▶

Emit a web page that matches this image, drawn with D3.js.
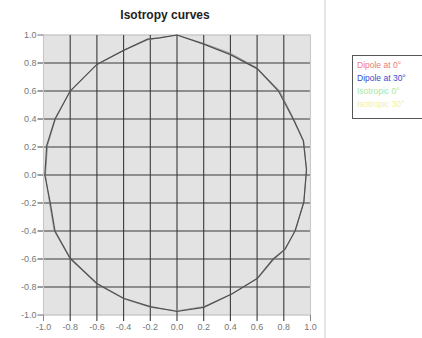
<!DOCTYPE html>
<html>
<head>
<meta charset="utf-8">
<script src="https://cdn.jsdelivr.net/npm/d3@7"></script>
<style>
  html, body { margin: 0; padding: 0; background: #fff; }
  svg { display: block; font-family: "Liberation Sans", Arial, sans-serif; }
</style>
</head>
<body>
<svg id="chart" width="422" height="338"></svg>
<script>
// Axis ticks
const xTicks = [-1.0, -0.8, -0.6, -0.4, -0.2, 0.0, 0.2, 0.4, 0.6, 0.8, 1.0];
const yTicks = [1.0, 0.8, 0.6, 0.4, 0.2, 0.0, -0.2, -0.4, -0.6, -0.8, -1.0];

// Series names and colours
const seriesNames = ["Dipole at 0°", "Dipole at 30°", "Isotropic 0°", "Isotropic 30°"];
const legendColors = ["#f07878", "#3a4ad0", "#a8e8a0", "#f4f09a"];

// Dipole at 0°: closed curve, going clockwise from the top
const dipole0X = [0.0, 0.2, 0.4, 0.6, 0.76, 0.87, 0.946, 0.97, 0.95, 0.884, 0.81, 0.72, 0.6, 0.41, 0.2, 0.0,
                  -0.2, -0.4, -0.6, -0.8, -0.914, -0.95, -0.99, -0.976, -0.914, -0.8, -0.6, -0.4, -0.22, -0.13];
const dipole0Y = [1.0, 0.935, 0.86, 0.76, 0.60, 0.40, 0.245, 0.04, -0.195, -0.40, -0.53, -0.60, -0.74, -0.85, -0.945, -0.975,
                  -0.94, -0.88, -0.775, -0.595, -0.40, -0.195, 0.0, 0.21, 0.40, 0.60, 0.79, 0.89, 0.97, 0.98];

// Dipole at 30°: almost on top of the first curve
const dipole30X = [0.0, 0.2, 0.4, 0.6, 0.77, 0.875, 0.95, 0.97, 0.95, 0.89, 0.8, 0.72, 0.61, 0.42, 0.2, 0.0,
                   -0.2, -0.4, -0.6, -0.8, -0.92, -0.955, -0.985, -0.97, -0.91, -0.8, -0.6, -0.4, -0.22, -0.13];
const dipole30Y = [1.0, 0.94, 0.87, 0.765, 0.60, 0.40, 0.24, 0.03, -0.19, -0.39, -0.54, -0.61, -0.735, -0.845, -0.94, -0.97,
                   -0.945, -0.885, -0.78, -0.6, -0.40, -0.2, 0.0, 0.21, 0.40, 0.60, 0.79, 0.89, 0.965, 0.98];

const svg = d3.select("#chart");

const x = d3.scaleLinear().domain([-1, 1]).range([43.5, 310.5]);
const y = d3.scaleLinear().domain([-1, 1]).range([315, 35]);

// Panel separator on the right of the plot
svg.append("line").attr("x1", 325).attr("x2", 325).attr("y1", 0).attr("y2", 338)
  .attr("stroke", "#dedede").attr("stroke-width", 1.5);

// Plot background
svg.append("rect")
  .attr("x", x(-1)).attr("y", y(1))
  .attr("width", x(1) - x(-1)).attr("height", y(-1) - y(1))
  .attr("fill", "#e3e3e3").attr("stroke", "#cfcfcf").attr("stroke-width", 1);

// Grid lines
const inner = v => Math.abs(v) < 0.999;
svg.append("g").selectAll("line").data(yTicks).join("line")
  .attr("x1", x(-1) - 6).attr("x2", x(1))
  .attr("y1", d => y(d)).attr("y2", d => y(d))
  .attr("stroke", d => inner(d) ? "#3a3a3a" : "#c8c8c8")
  .attr("stroke-width", 1.1);
svg.append("g").selectAll("line").data(xTicks).join("line")
  .attr("x1", d => x(d)).attr("x2", d => x(d))
  .attr("y1", y(1)).attr("y2", y(-1) + 6)
  .attr("stroke", d => inner(d) ? "#3a3a3a" : "#c8c8c8")
  .attr("stroke-width", 1.1);

// Tick stubs at the edges
svg.append("line").attr("x1", x(-1) - 6).attr("x2", x(-1)).attr("y1", y(1)).attr("y2", y(1)).attr("stroke", "#888");
svg.append("line").attr("x1", x(-1) - 6).attr("x2", x(-1)).attr("y1", y(-1)).attr("y2", y(-1)).attr("stroke", "#888");
svg.append("line").attr("x1", x(-1)).attr("x2", x(-1)).attr("y1", y(-1)).attr("y2", y(-1) + 6).attr("stroke", "#888");
svg.append("line").attr("x1", x(1)).attr("x2", x(1)).attr("y1", y(-1)).attr("y2", y(-1) + 6).attr("stroke", "#888");

// Tick labels (plain hyphen for negatives)
const fmt = v => d3.format(".1f")(v).replace("\u2212", "-");
svg.append("g").selectAll("text").data(yTicks).join("text")
  .attr("x", x(-1) - 7).attr("y", d => y(d)).attr("dy", "0.35em")
  .attr("text-anchor", "end").attr("font-size", 9).attr("fill", "#777")
  .text(d => fmt(d));
svg.append("g").selectAll("text").data(xTicks).join("text")
  .attr("x", d => x(d)).attr("y", y(-1) + 15)
  .attr("text-anchor", "middle").attr("font-size", 9).attr("fill", "#777")
  .text(d => fmt(d));

// Curves
const line = d3.line().x(d => x(d[0])).y(d => y(d[1])).curve(d3.curveLinearClosed);
const pts0 = d3.zip(dipole0X, dipole0Y);
const pts30 = d3.zip(dipole30X, dipole30Y);
svg.append("path").attr("d", line(pts30))
  .attr("fill", "none").attr("stroke", "#8a8a8a").attr("stroke-width", 1).attr("stroke-opacity", 0.8);
svg.append("path").attr("d", line(pts0))
  .attr("fill", "none").attr("stroke", "#505050").attr("stroke-width", 1.2);

// Title
svg.append("text").attr("x", 165).attr("y", 19)
  .attr("text-anchor", "middle").attr("font-size", 12).attr("font-weight", "bold")
  .attr("fill", "#222").text("Isotropy curves");

// Legend
const lg = svg.append("g");
lg.append("rect").attr("x", 352.5).attr("y", 55.5).attr("width", 80).attr("height", 63)
  .attr("fill", "#fff").attr("stroke", "#555").attr("stroke-width", 1);
lg.selectAll("text").data(seriesNames).join("text")
  .attr("x", 357).attr("y", (d, i) => 68 + i * 13)
  .attr("font-size", 8.5).attr("fill", (d, i) => legendColors[i])
  .text(d => d);
</script>
</body>
</html>
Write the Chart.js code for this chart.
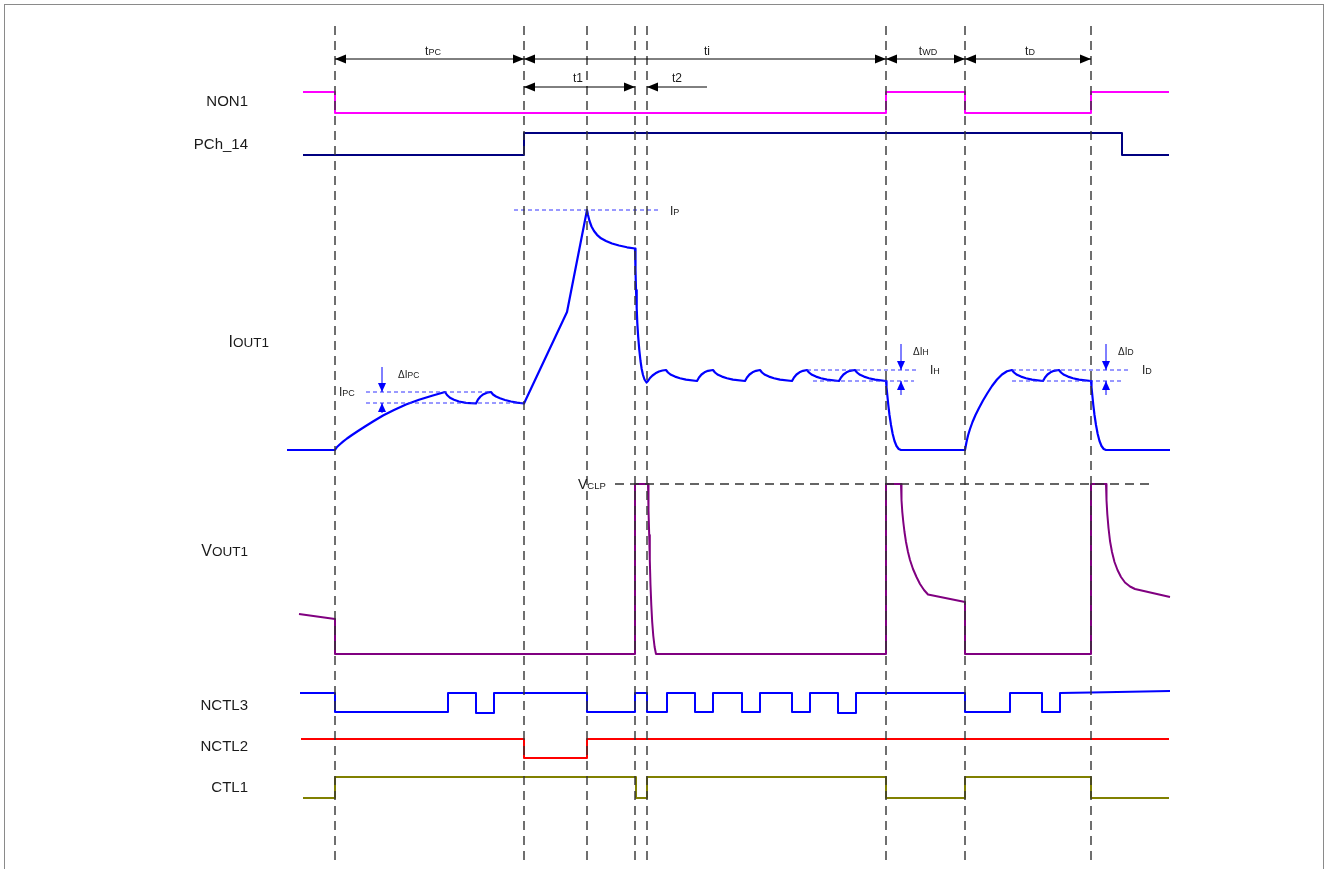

◀

> **Exercise**
Your task is to repeat the opening line of the entries above and each line after it, ending with the line that has "0.89, 0.97, 0.98];". Do not include the pictures.

> **Solution below**
Emit a web page that matches this image, drawn with D3.js.
<!DOCTYPE html>
<html>
<head>
<meta charset="utf-8">
<script src="https://cdn.jsdelivr.net/npm/d3@7"></script>
<style>
  html, body { margin: 0; padding: 0; background: #fff; }
  svg { display: block; font-family: "Liberation Sans", Arial, sans-serif; }
</style>
</head>
<body>
<svg id="chart" width="422" height="338"></svg>
<script>
// Axis ticks
const xTicks = [-1.0, -0.8, -0.6, -0.4, -0.2, 0.0, 0.2, 0.4, 0.6, 0.8, 1.0];
const yTicks = [1.0, 0.8, 0.6, 0.4, 0.2, 0.0, -0.2, -0.4, -0.6, -0.8, -1.0];

// Series names and colours
const seriesNames = ["Dipole at 0°", "Dipole at 30°", "Isotropic 0°", "Isotropic 30°"];
const legendColors = ["#f07878", "#3a4ad0", "#a8e8a0", "#f4f09a"];

// Dipole at 0°: closed curve, going clockwise from the top
const dipole0X = [0.0, 0.2, 0.4, 0.6, 0.76, 0.87, 0.946, 0.97, 0.95, 0.884, 0.81, 0.72, 0.6, 0.41, 0.2, 0.0,
                  -0.2, -0.4, -0.6, -0.8, -0.914, -0.95, -0.99, -0.976, -0.914, -0.8, -0.6, -0.4, -0.22, -0.13];
const dipole0Y = [1.0, 0.935, 0.86, 0.76, 0.60, 0.40, 0.245, 0.04, -0.195, -0.40, -0.53, -0.60, -0.74, -0.85, -0.945, -0.975,
                  -0.94, -0.88, -0.775, -0.595, -0.40, -0.195, 0.0, 0.21, 0.40, 0.60, 0.79, 0.89, 0.97, 0.98];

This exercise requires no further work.